The fifth evil-doer was Barabbas. At the time he was in prison ‘for some insurrection… and murder’. He’d been convicted of anti-state activities and murder and was guilty in both Roman and Jewish law and under sentence of death. He himself hadn’t sinned in any way against Christ. Those who sinned were the Jews who placed him above Christ, who favoured him over the Lord. Pilate thought of using Barabbas as a way of saving Christ from the death penalty. The Jews, however, used Christ to save Barabbas. Pilate placed the Jews in the dilemma of choosing between Christ and Barabbas- essentially between God and a criminal.  But ‘Birds of a feather flock together’. So the evil-doers chose the evil-doer.

[It’s interesting that Barabbas was accused of insurrection, and ‘murder’ may have been part of that.

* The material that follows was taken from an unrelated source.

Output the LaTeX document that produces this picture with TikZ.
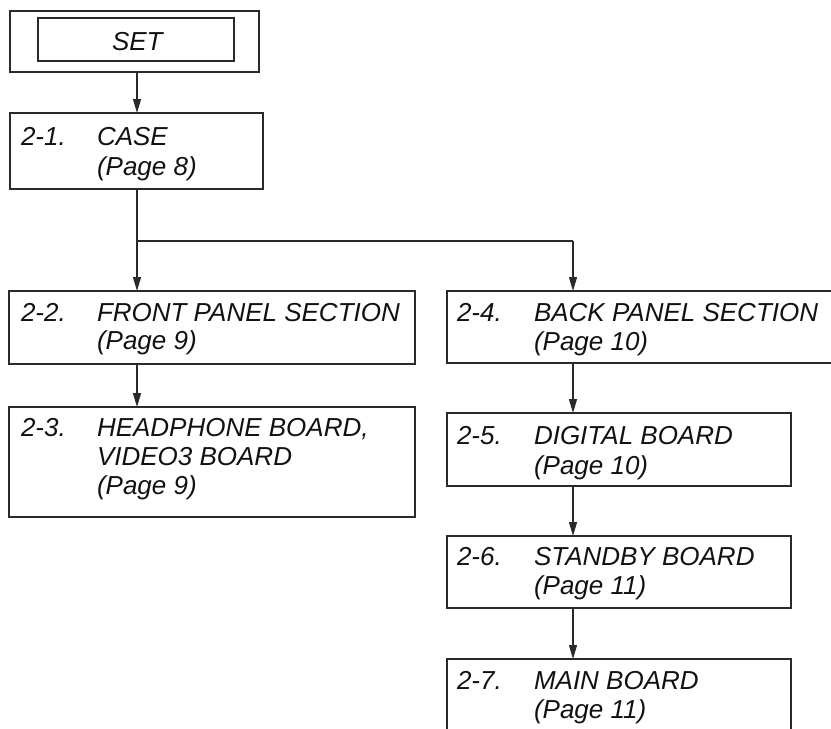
\documentclass[tikz,border=0pt]{standalone}
\usepackage{fontspec}
\setmainfont{Liberation Sans}
\usetikzlibrary{arrows.meta}
\definecolor{ln}{HTML}{2A2A2A}
\definecolor{tx}{HTML}{111111}
\tikzset{
  box/.style={draw=ln, line width=1.3pt, anchor=north west, inner sep=0pt, outer sep=0pt, rectangle},
  lbl/.style={anchor=base west, inner sep=0pt, outer sep=0pt, text=tx, font=\fontsize{26}{30}\selectfont\itshape},
  conn/.style={draw=ln, line width=1.3pt},
  arr/.style={conn, -{Triangle[length=14pt,width=8pt]}}
}
\begin{document}
\begin{tikzpicture}[x=1pt,y=-1pt]
\useasboundingbox (0,0) rectangle (831,729);
\clip (0,0) rectangle (831,729);
% SET
\node[box, minimum width=249pt, minimum height=61pt] (setout) at (10,11) {};
\node[box, minimum width=196pt, minimum height=43pt] (setin) at (38,18) {};
\node[lbl] (settx) at (112,50) {SET};
% boxes
\node[box, minimum width=253pt, minimum height=76pt] (b21) at (10,113) {};
\node[box, minimum width=406pt, minimum height=73pt] (b22) at (9,291) {};
\node[box, minimum width=406pt, minimum height=110pt] (b23) at (9,407) {};
\node[box, minimum width=420pt, minimum height=72pt] (b24) at (447,291) {};
\node[box, minimum width=344pt, minimum height=73pt] (b25) at (447,413) {};
\node[box, minimum width=344pt, minimum height=72pt] (b26) at (447,536) {};
\node[box, minimum width=344pt, minimum height=110pt] (b27) at (447,659) {};
% texts
\node[lbl] (t21a) at (21,145) {2-1.};
\node[lbl] (t21b) at (97,145) {CASE};
\node[lbl] (t21c) at (97,175) {(Page 8)};
\node[lbl] (t22a) at (21,321) {2-2.};
\node[lbl] (t22b) at (97,321) {FRONT PANEL SECTION};
\node[lbl] (t22c) at (97,349) {(Page 9)};
\node[lbl] (t23a) at (21,436) {2-3.};
\node[lbl] (t23b) at (97,436) {HEADPHONE BOARD,};
\node[lbl] (t23c) at (97,465) {VIDEO3 BOARD};
\node[lbl] (t23d) at (97,494) {(Page 9)};
\node[lbl] (t24a) at (457,321) {2-4.};
\node[lbl] (t24b) at (534,321) {BACK PANEL SECTION};
\node[lbl] (t24c) at (534,350) {(Page 10)};
\node[lbl] (t25a) at (457,444) {2-5.};
\node[lbl] (t25b) at (534,444) {DIGITAL BOARD};
\node[lbl] (t25c) at (534,474) {(Page 10)};
\node[lbl] (t26a) at (457,565) {2-6.};
\node[lbl] (t26b) at (534,565) {STANDBY BOARD};
\node[lbl] (t26c) at (534,594) {(Page 11)};
\node[lbl] (t27a) at (457,689) {2-7.};
\node[lbl] (t27b) at (534,689) {MAIN BOARD};
\node[lbl] (t27c) at (534,718) {(Page 11)};
% connectors
\coordinate (jl) at (137,241);
\coordinate (jr) at (573,241);
\draw[arr] (setout.south -| jl) -- (b21.north -| jl);
\draw[conn] (b21.south -| jl) -- (jl);
\draw[conn] (jl) -- (jr);
\draw[arr] (jl) -- (b22.north -| jl);
\draw[arr] (jr) -- (b24.north -| jr);
\draw[arr] (b22.south -| jl) -- (b23.north -| jl);
\draw[arr] (b24.south -| jr) -- (b25.north -| jr);
\draw[arr] (b25.south -| jr) -- (b26.north -| jr);
\draw[arr] (b26.south -| jr) -- (b27.north -| jr);
\end{tikzpicture}
\end{document}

Given the fact that Caiaphas and his coterie were terrified of upsetting the Romans, Pilate must have thought that has suggestion was a ‘done deal’. But not all Jews accepted Roman occupation with equanimity and it may be that there was a faction among the Jewish leadership that incited the mob and ‘wangled’ Barabbas’ release. Two things we’re well aware of in our own day and age is that one man’s terrorist is another man’s freedom fighter; and that those in power are likely to pursue their aims in the most cynical manner. This is, of course, speculation and I’m not suggesting that Barabbas was a hero, but I suspect that the brief account in the Gospels leaves much unsaid that was well understood at the time. WJL.]

The sixth evil-doer, like the seventh, was crucified with Christ, one on His left and one on His right, on Golgotha. Isaiah had prophesied this: “And he was numbered among the transgressors’. One of them, even on the threshold of death, blasphemed; the other, however, prayed.

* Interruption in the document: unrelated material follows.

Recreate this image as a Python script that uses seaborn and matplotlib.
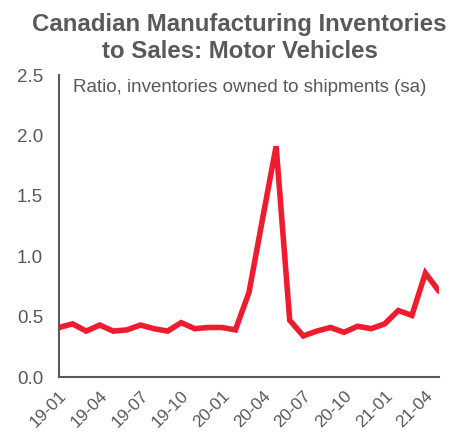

Here we have two men facing the same fate: both of them hanging on a cross, both of them about to depart this world and not expecting anything more from it. But there’s a great difference. This is the answer to all of those who say: ‘Put everybody in the same material circumstances, grant them all the same honour and the same worldly goods and they’ll be of the same mind’. One criminal, who would soon breathe his last, mocked the Son of God: “If you’re the Christ, save yourself and us’ (Luke, 23, 39). The other begs the Lord: ‘Remember me, Lord, when you come in your kingdom’ (ibid. 42). The pain of crucifixion kills the one spiritually and bodily. It kills only the body of the other, however, because his soul is saved. For one the cross of Christ is a stumbling-block; for the other salvation.

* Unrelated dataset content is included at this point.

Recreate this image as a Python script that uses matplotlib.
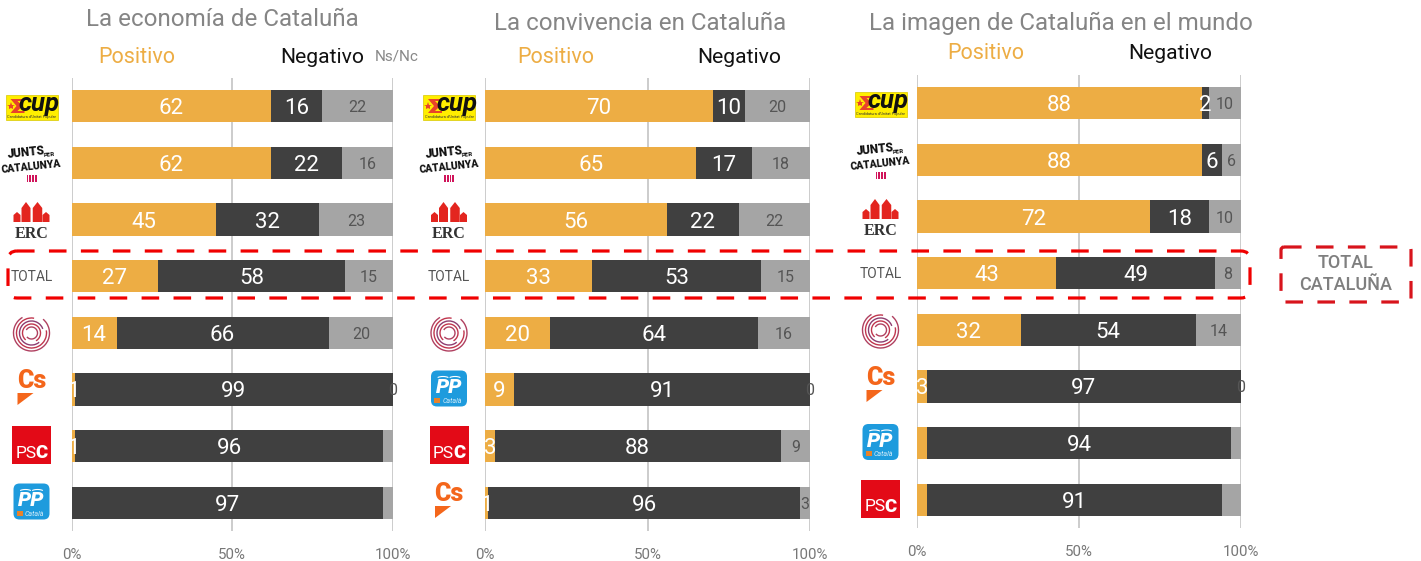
import matplotlib
matplotlib.use("Agg")
import matplotlib.pyplot as plt
from matplotlib.patches import Rectangle, FancyBboxPatch, Polygon, Arc

plt.rcParams['font.family'] = ['Roboto', 'DejaVu Sans']

W, H = 1421, 561
ORANGE, DARK, GREY = '#EDAD44', '#404040', '#A5A5A5'

titles = ["La economía de Cataluña", "La convivencia en Cataluña", "La imagen de Cataluña en el mundo"]

parties_1 = ["CUP", "JUNTS", "ERC", "TOTAL", "COMUNS", "CS", "PSC", "PP"]
positive_1 = [62, 62, 45, 27, 14, 1, 1, 0]
negative_1 = [16, 22, 32, 58, 66, 99, 96, 97]
nsnc_1 = [22, 16, 23, 15, 20, 0, 3, 3]
poslabels_1 = ["62", "62", "45", "27", "14", "1", "1", ""]
neglabels_1 = ["16", "22", "32", "58", "66", "99", "96", "97"]
nsnclabels_1 = ["22", "16", "23", "15", "20", "0", "", ""]

parties_2 = ["CUP", "JUNTS", "ERC", "TOTAL", "COMUNS", "PP", "PSC", "CS"]
positive_2 = [70, 65, 56, 33, 20, 9, 3, 1]
negative_2 = [10, 17, 22, 52, 64, 91, 88, 96]
nsnc_2 = [20, 18, 22, 15, 16, 0, 9, 3]
poslabels_2 = ["70", "65", "56", "33", "20", "9", "3", "1"]
neglabels_2 = ["10", "17", "22", "53", "64", "91", "88", "96"]
nsnclabels_2 = ["20", "18", "22", "15", "16", "0", "9", "3"]

parties_3 = ["CUP", "JUNTS", "ERC", "TOTAL", "COMUNS", "CS", "PP", "PSC"]
positive_3 = [88, 88, 72, 43, 32, 3, 3, 3]
negative_3 = [2, 6, 18, 49, 54, 97, 94, 91]
nsnc_3 = [10, 6, 10, 8, 14, 0, 3, 6]
poslabels_3 = ["88", "88", "72", "43", "32", "3", "", ""]
neglabels_3 = ["2", "6", "18", "49", "54", "97", "94", "91"]
nsnclabels_3 = ["10", "6", "10", "8", "14", "0", "", ""]

fig = plt.figure(figsize=(W / 100, H / 100), dpi=100, facecolor='white')


def panel(x0, x1, top, bottom, pos, neg, nsn, plab, mlab, nlab):
    ax = fig.add_axes([x0 / W, 1 - bottom / H, (x1 - x0) / W, (bottom - top) / H])
    ys = range(len(pos))
    lefts_n = pos
    lefts_g = [a + b for a, b in zip(pos, neg)]
    ax.barh(ys, pos, height=0.57, color=ORANGE, zorder=3)
    ax.barh(ys, neg, left=lefts_n, height=0.57, color=DARK, zorder=3)
    ax.barh(ys, nsn, left=lefts_g, height=0.57, color=GREY, zorder=3)
    for i in ys:
        if plab[i]:
            ax.text(pos[i] / 2, i, plab[i], color='white', fontsize=16, ha='center', va='center_baseline', zorder=4)
        ax.text(pos[i] + neg[i] / 2, i, mlab[i], color='white', fontsize=16, ha='center', va='center_baseline', zorder=4)
        if nlab[i]:
            ax.text(lefts_g[i] + nsn[i] / 2, i, nlab[i], color='#555555', fontsize=11.5, ha='center', va='center_baseline', zorder=4, clip_on=False)
    ax.set_xlim(0, 100)
    ax.set_ylim(len(pos) - 0.5, -0.5)
    ax.set_xticks([0, 50, 100], ['0%', '50%', '100%'])
    ax.set_yticks([])
    ax.tick_params(axis='x', length=0, pad=12, labelsize=10.8, labelcolor='#777777')
    ax.grid(axis='x', color='#C8C8C8', lw=1.3, zorder=0)
    ax.set_axisbelow(True)
    for s in ax.spines.values():
        s.set_visible(False)
    ax.patch.set_alpha(0)
    return ax


panel(71.5, 393, 78, 531, positive_1, negative_1, nsnc_1, poslabels_1, neglabels_1, nsnclabels_1)
panel(485, 810, 78, 531, positive_2, negative_2, nsnc_2, poslabels_2, neglabels_2, nsnclabels_2)
panel(917, 1241, 75, 528, positive_3, negative_3, nsnc_3, poslabels_3, neglabels_3, nsnclabels_3)

# overlay in pixel coordinates for headings, logos and highlight boxes
ov = fig.add_axes([0, 0, 1, 1], zorder=10)
ov.set_xlim(0, W)
ov.set_ylim(H, 0)
ov.axis('off')
ov.patch.set_alpha(0)

for cx, cy, t in [(222.5, 19.5, titles[0]), (640, 23.5, titles[1]), (1061, 23.5, titles[2])]:
    ov.text(cx, cy, t, fontsize=17.4, color='#858585', ha='center', va='center')
for cx, cy in [(137, 57), (556, 57), (986, 53)]:
    ov.text(cx, cy, "Positivo", fontsize=15.5, color=ORANGE, ha='center', va='center')
for cx, cy in [(322, 57), (739, 57), (1170, 53)]:
    ov.text(cx, cy, "Negativo", fontsize=15.2, color='#111111', ha='center', va='center')
ov.text(397, 56, "Ns/Nc", fontsize=11, color='#888888', ha='center', va='center')


def logo_cup(cx, cy):
    ov.add_patch(Rectangle((cx - 26, cy - 12.5), 52, 25, fc='#FFEE00', ec='#D8C800', lw=0.5))
    ov.add_patch(Polygon([(cx - 21, cy - 8), (cx - 7, cy - 8), (cx - 7, cy - 6), (cx - 14, cy - 6), (cx - 9, cy - 1),
                          (cx - 14, cy + 4), (cx - 7, cy + 4), (cx - 7, cy + 6), (cx - 21, cy + 6), (cx - 15, cy - 1)], fc='#E8432B'))
    ov.plot([cx - 21], [cy - 1], marker='*', ms=6, color='#E8432B', mew=0)
    ov.text(cx + 8, cy - 3, "cup", fontsize=18.5, fontweight='bold', style='italic', color='#111111', ha='center', va='center')
    ov.text(cx, cy + 10, "Candidatura d'Unitat Popular", fontsize=2.8, color='#333333', ha='center', va='center')


def logo_junts(cx, cy):
    ov.text(cx - 5, cy - 11, "JUNTS", fontsize=8.5, fontweight='black', color='#111111', ha='center', va='center', rotation=6)
    ov.text(cx + 18, cy - 9, "PER", fontsize=4.5, fontweight='bold', color='#111111', ha='center', va='center', rotation=6)
    ov.text(cx, cy + 3, "CATALUNYA", fontsize=7.4, fontweight='black', color='#111111', ha='center', va='center', rotation=6)
    for k in range(4):
        ov.add_patch(Rectangle((cx - 5 + k * 2.8, cy + 11), 1.7, 7, fc='#D0145A'))


def logo_erc(cx, cy):
    for dx, w, h in [(-14.5, 7, 10), (-5.5, 9, 20), (6, 9.5, 20), (14.5, 7, 10)]:
        y0 = cy + 2
        x = cx + dx
        ov.add_patch(Polygon([(x - w / 2, y0), (x + w / 2, y0), (x + w / 2, y0 - h * 0.7), (x, y0 - h), (x - w / 2, y0 - h * 0.7)], fc='#E3251F'))
    ov.text(cx, cy + 14, "ERC", fontsize=11.5, fontweight='bold', family='Liberation Serif', color='#333333', ha='center', va='center')


def logo_comuns(cx, cy):
    for r, a, c in [(36, 0, '#B04060'), (30, 40, '#C0364E'), (24, 100, '#8E3D70'), (18, 180, '#C0364E'), (12, 260, '#B04060')]:
        ov.add_patch(Arc((cx, cy), r, r, theta1=a - 50, theta2=a + 240, ec=c, lw=1.0))


def logo_cs(cx, cy):
    ov.text(cx, cy - 9, "Cs", fontsize=18, fontweight='black', color='#F4661B', ha='center', va='center')
    ov.add_patch(Polygon([(cx - 14, cy + 3.5), (cx + 2, cy + 3.5), (cx - 14, cy + 15.5)], fc='#F4661B'))


def logo_psc(cx, cy):
    ov.add_patch(Rectangle((cx - 19.5, cy - 19), 39, 38, fc='#E30A17'))
    ov.text(cx + 5, cy + 8, "PS", fontsize=12.5, color='white', ha='right', va='center')
    ov.text(cx + 4, cy + 8, "C", fontsize=13.5, fontweight='black', color='white', ha='left', va='center')


def logo_pp(cx, cy):
    ov.add_patch(FancyBboxPatch((cx - 14, cy - 14), 28, 28, boxstyle='round,pad=4,rounding_size=6', fc='#1E9BDD', ec='none'))
    ov.text(cx, cy - 1, "PP", fontsize=15, fontweight='black', style='italic', color='white', ha='center', va='center')
    ov.add_patch(Arc((cx - 6, cy - 9), 14, 6, theta1=200, theta2=340, ec='white', lw=0.8))
    ov.add_patch(Arc((cx + 6, cy - 9), 14, 6, theta1=200, theta2=340, ec='white', lw=0.8))
    ov.add_patch(Rectangle((cx - 15, cy + 9), 6, 5, fc='#E8832B'))
    ov.text(cx + 3, cy + 12, "Català", fontsize=5, style='italic', color='#D8EEFA', ha='center', va='center')


def logo_total(cx, cy):
    ov.text(cx, cy, "TOTAL", fontsize=10, color='#555555', ha='center', va='center')


logos = {"CUP": logo_cup, "JUNTS": logo_junts, "ERC": logo_erc, "TOTAL": logo_total,
         "COMUNS": logo_comuns, "CS": logo_cs, "PSC": logo_psc, "PP": logo_pp}

step = 56.5
for cx, y0, names in [(31.5, 107, parties_1), (449, 107, parties_2), (880.5, 104, parties_3)]:
    for i, name in enumerate(names):
        logos[name](cx, y0 + i * step + (-1 if name in ("PSC", "PP") else 0))

ov.add_patch(FancyBboxPatch((8, 251), 1242, 47, boxstyle='round,pad=0,rounding_size=9', fc='none', ec='#F00000', lw=2.3, ls=(0, (5.5, 4.5))))
ov.add_patch(FancyBboxPatch((1281, 247), 130, 55, boxstyle='round,pad=0,rounding_size=3', fc='none', ec='#D8141C', lw=2.3, ls=(0, (5.5, 4.5))))
ov.text(1346, 263, "TOTAL", fontsize=13, fontweight='medium', color='#7F7F7F', ha='center', va='center')
ov.text(1346, 285, "CATALUÑA", fontsize=13, fontweight='medium', color='#7F7F7F', ha='center', va='center')

fig.savefig('out.png', dpi=100)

These are the seven kinds of evil-doers around Christ. Lord, help us to see our own life before we condemn those evil-doers who nailed the God of love to the cross. Let’s ask ourselves: do we also belong to this group? At least let’s be like the seventh of them, the one who repented on the cross and, in unbearable pain, sought and found redemption for his sins.

Saint Nikolaï Velimirović, excerpt from Καιρός Μετανοίας, pp. 243-54.